* start Stored data *

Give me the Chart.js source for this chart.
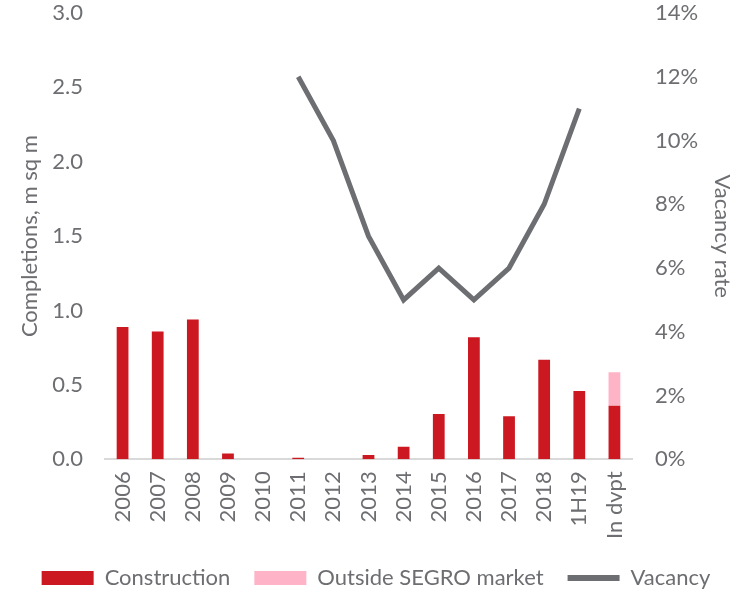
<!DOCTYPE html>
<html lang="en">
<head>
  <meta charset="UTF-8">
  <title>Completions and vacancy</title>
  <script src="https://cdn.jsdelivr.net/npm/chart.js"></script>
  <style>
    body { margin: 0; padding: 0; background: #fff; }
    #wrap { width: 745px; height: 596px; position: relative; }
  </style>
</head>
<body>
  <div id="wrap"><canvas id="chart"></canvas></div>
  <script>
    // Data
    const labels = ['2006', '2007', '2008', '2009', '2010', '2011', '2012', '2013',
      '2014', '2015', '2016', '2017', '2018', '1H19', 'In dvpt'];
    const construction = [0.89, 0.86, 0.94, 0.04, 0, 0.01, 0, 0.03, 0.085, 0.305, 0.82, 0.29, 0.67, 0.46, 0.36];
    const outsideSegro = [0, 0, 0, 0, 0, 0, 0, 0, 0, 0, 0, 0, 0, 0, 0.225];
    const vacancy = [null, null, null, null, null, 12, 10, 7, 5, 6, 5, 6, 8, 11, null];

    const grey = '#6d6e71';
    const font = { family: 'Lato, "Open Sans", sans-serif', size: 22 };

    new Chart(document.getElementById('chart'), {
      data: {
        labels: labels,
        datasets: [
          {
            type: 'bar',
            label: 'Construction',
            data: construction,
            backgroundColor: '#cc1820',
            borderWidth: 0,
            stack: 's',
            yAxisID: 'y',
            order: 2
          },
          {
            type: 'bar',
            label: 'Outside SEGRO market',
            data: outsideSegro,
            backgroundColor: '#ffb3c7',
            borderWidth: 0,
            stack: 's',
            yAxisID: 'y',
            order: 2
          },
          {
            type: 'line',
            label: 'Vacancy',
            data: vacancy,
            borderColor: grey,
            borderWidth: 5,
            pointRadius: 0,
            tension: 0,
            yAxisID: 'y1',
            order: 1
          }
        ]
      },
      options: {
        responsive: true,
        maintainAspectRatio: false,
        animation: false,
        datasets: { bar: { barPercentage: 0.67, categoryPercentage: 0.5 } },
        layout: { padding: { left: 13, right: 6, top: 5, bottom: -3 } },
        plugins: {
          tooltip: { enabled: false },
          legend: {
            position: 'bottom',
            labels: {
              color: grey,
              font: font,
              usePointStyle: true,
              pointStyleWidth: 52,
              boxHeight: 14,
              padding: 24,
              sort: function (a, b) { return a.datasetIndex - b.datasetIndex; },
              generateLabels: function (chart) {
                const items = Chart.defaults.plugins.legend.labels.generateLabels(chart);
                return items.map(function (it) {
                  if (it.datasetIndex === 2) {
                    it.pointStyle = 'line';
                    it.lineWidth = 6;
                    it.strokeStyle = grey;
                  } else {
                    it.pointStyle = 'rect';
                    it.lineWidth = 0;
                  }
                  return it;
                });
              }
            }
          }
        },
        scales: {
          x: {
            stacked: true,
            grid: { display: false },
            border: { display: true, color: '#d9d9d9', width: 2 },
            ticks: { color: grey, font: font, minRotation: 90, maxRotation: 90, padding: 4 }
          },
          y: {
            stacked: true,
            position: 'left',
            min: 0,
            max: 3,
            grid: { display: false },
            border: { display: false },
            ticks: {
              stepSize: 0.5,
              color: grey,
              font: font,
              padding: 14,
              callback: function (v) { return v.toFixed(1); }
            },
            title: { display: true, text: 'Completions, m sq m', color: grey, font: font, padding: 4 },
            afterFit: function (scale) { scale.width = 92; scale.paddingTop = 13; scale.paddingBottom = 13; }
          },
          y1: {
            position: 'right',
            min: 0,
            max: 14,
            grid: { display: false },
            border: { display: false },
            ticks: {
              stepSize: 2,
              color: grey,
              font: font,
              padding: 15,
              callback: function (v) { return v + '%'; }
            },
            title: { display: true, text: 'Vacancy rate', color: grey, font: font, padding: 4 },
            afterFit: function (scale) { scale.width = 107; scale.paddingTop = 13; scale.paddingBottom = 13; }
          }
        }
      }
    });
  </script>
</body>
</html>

* end Stored data *

## Directions
Return, unchanged, the lines from the first line of the material through the line that holds "sans-serif', size: 22", inclusive, omitting pictures.

## Solution to this exercise
Give me the Chart.js source for this chart.
<!DOCTYPE html>
<html lang="en">
<head>
  <meta charset="UTF-8">
  <title>Completions and vacancy</title>
  <script src="https://cdn.jsdelivr.net/npm/chart.js"></script>
  <style>
    body { margin: 0; padding: 0; background: #fff; }
    #wrap { width: 745px; height: 596px; position: relative; }
  </style>
</head>
<body>
  <div id="wrap"><canvas id="chart"></canvas></div>
  <script>
    // Data
    const labels = ['2006', '2007', '2008', '2009', '2010', '2011', '2012', '2013',
      '2014', '2015', '2016', '2017', '2018', '1H19', 'In dvpt'];
    const construction = [0.89, 0.86, 0.94, 0.04, 0, 0.01, 0, 0.03, 0.085, 0.305, 0.82, 0.29, 0.67, 0.46, 0.36];
    const outsideSegro = [0, 0, 0, 0, 0, 0, 0, 0, 0, 0, 0, 0, 0, 0, 0.225];
    const vacancy = [null, null, null, null, null, 12, 10, 7, 5, 6, 5, 6, 8, 11, null];

    const grey = '#6d6e71';
    const font = { family: 'Lato, "Open Sans", sans-serif', size: 22 };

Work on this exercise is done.